How to solve $\ddot{y} + a_{1}\dot{y} + (a_{2}+a_{3}e^{-2a_{4}t})y = a_{5}e^{-a_{4}t}$

I have been in trouble finding a general solution for the following differential equation. $$$$\ddot{y} + a_{1}\dot{y} + (a_{2}+a_{3}e^{-2a_{4}t})y = a_{5}e^{-a_{4}t}$$$$ with the following initial conditions: $$$$y(0) = \dot{y}(0)=0$$$$ I have tried a few methods to solve this equation but none of them seems promising.

1. Variation of parameters: I need to know at least one particular solution to apply this method but I could not find one.
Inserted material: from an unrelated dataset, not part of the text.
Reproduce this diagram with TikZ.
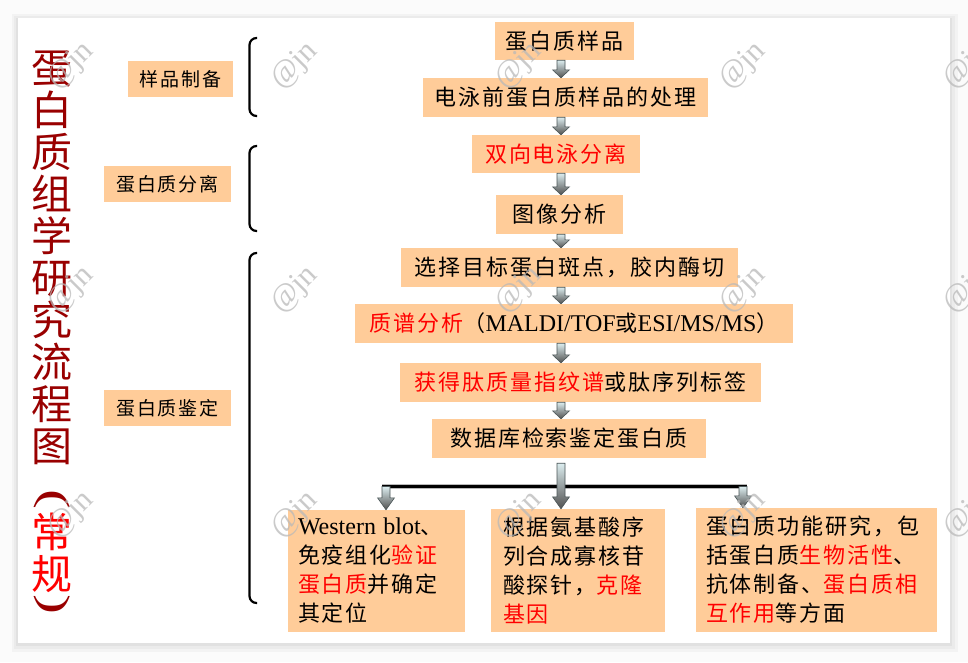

Is there any method to find one? (Reference: Chapter$$3.9.2.1$$ of https://www.jirka.org/diffyqs/html/nonhomogsys_section.html)

2. Laplace transform: Let Y be the Laplace transform of y, then the Laplace transform of this equation is: $$$$(s^{2}+a_{1}s+a_{2})Y(s) + a_{3}Y(s+2a_{4}) = \frac{a_{5}}{s+a_{4}}$$$$ but I have no idea how to deal with $$Y(s+2a_{4})$$ term. Moreover, comparison of the first term and the RHS implies that $$Y(s)$$ has an order of $$s^{-3}$$ but comparison of the second term and the RHS implies that $$Y(s+2a_{4})$$ has an order of $$s^{-1}$$, which seems to be impossible...

I would appreciate if you could give me any piece of advice. Thank you.